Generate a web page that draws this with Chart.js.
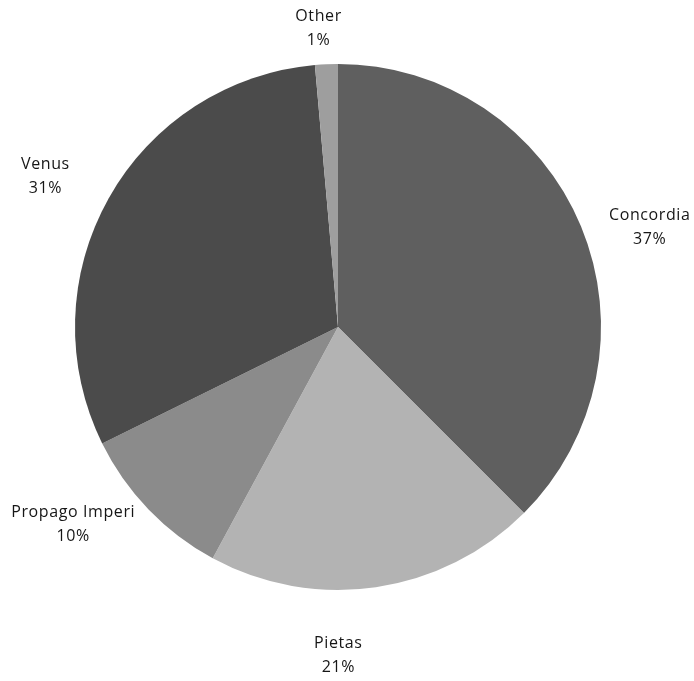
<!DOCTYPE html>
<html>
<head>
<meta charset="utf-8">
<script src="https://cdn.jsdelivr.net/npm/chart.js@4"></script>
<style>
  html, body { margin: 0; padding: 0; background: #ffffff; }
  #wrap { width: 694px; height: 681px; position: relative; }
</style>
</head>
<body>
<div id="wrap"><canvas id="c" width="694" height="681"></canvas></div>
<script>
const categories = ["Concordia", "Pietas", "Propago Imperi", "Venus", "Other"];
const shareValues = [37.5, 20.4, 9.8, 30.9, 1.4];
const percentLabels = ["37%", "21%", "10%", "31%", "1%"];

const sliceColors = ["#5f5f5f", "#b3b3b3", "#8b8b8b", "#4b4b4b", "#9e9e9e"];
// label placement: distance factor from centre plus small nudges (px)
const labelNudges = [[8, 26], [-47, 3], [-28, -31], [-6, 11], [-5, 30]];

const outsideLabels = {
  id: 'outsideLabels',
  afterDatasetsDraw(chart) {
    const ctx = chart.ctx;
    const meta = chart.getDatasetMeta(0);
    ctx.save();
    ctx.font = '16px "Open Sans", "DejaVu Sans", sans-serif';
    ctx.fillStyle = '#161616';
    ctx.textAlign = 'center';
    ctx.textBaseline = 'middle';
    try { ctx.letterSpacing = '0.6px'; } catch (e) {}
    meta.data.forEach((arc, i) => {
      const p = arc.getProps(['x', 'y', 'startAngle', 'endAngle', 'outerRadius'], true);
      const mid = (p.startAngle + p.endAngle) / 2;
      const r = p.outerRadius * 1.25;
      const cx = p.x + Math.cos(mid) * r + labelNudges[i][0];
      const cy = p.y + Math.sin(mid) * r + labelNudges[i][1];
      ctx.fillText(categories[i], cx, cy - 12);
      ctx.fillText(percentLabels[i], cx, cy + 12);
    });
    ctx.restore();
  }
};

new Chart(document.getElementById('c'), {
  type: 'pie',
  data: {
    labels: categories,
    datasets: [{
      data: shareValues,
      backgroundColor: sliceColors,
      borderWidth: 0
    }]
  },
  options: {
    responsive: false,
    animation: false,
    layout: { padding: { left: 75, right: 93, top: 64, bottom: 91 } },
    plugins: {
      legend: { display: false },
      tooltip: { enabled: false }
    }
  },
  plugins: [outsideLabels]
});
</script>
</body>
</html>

What is asked ->
Print out the lines exactly, skipping any picture.

Solved exercise ->
Generate a web page that draws this with Chart.js.
<!DOCTYPE html>
<html>
<head>
<meta charset="utf-8">
<script src="https://cdn.jsdelivr.net/npm/chart.js@4"></script>
<style>
  html, body { margin: 0; padding: 0; background: #ffffff; }
  #wrap { width: 694px; height: 681px; position: relative; }
</style>
</head>
<body>
<div id="wrap"><canvas id="c" width="694" height="681"></canvas></div>
<script>
const categories = ["Concordia", "Pietas", "Propago Imperi", "Venus", "Other"];
const shareValues = [37.5, 20.4, 9.8, 30.9, 1.4];
const percentLabels = ["37%", "21%", "10%", "31%", "1%"];

const sliceColors = ["#5f5f5f", "#b3b3b3", "#8b8b8b", "#4b4b4b", "#9e9e9e"];
// label placement: distance factor from centre plus small nudges (px)
const labelNudges = [[8, 26], [-47, 3], [-28, -31], [-6, 11], [-5, 30]];

const outsideLabels = {
  id: 'outsideLabels',
  afterDatasetsDraw(chart) {
    const ctx = chart.ctx;
    const meta = chart.getDatasetMeta(0);
    ctx.save();
    ctx.font = '16px "Open Sans", "DejaVu Sans", sans-serif';
    ctx.fillStyle = '#161616';
    ctx.textAlign = 'center';
    ctx.textBaseline = 'middle';
    try { ctx.letterSpacing = '0.6px'; } catch (e) {}
    meta.data.forEach((arc, i) => {
      const p = arc.getProps(['x', 'y', 'startAngle', 'endAngle', 'outerRadius'], true);
      const mid = (p.startAngle + p.endAngle) / 2;
      const r = p.outerRadius * 1.25;
      const cx = p.x + Math.cos(mid) * r + labelNudges[i][0];
      const cy = p.y + Math.sin(mid) * r + labelNudges[i][1];
      ctx.fillText(categories[i], cx, cy - 12);
      ctx.fillText(percentLabels[i], cx, cy + 12);
    });
    ctx.restore();
  }
};

new Chart(document.getElementById('c'), {
  type: 'pie',
  data: {
    labels: categories,
    datasets: [{
      data: shareValues,
      backgroundColor: sliceColors,
      borderWidth: 0
    }]
  },
  options: {
    responsive: false,
    animation: false,
    layout: { padding: { left: 75, right: 93, top: 64, bottom: 91 } },
    plugins: {
      legend: { display: false },
      tooltip: { enabled: false }
    }
  },
  plugins: [outsideLabels]
});
</script>
</body>
</html>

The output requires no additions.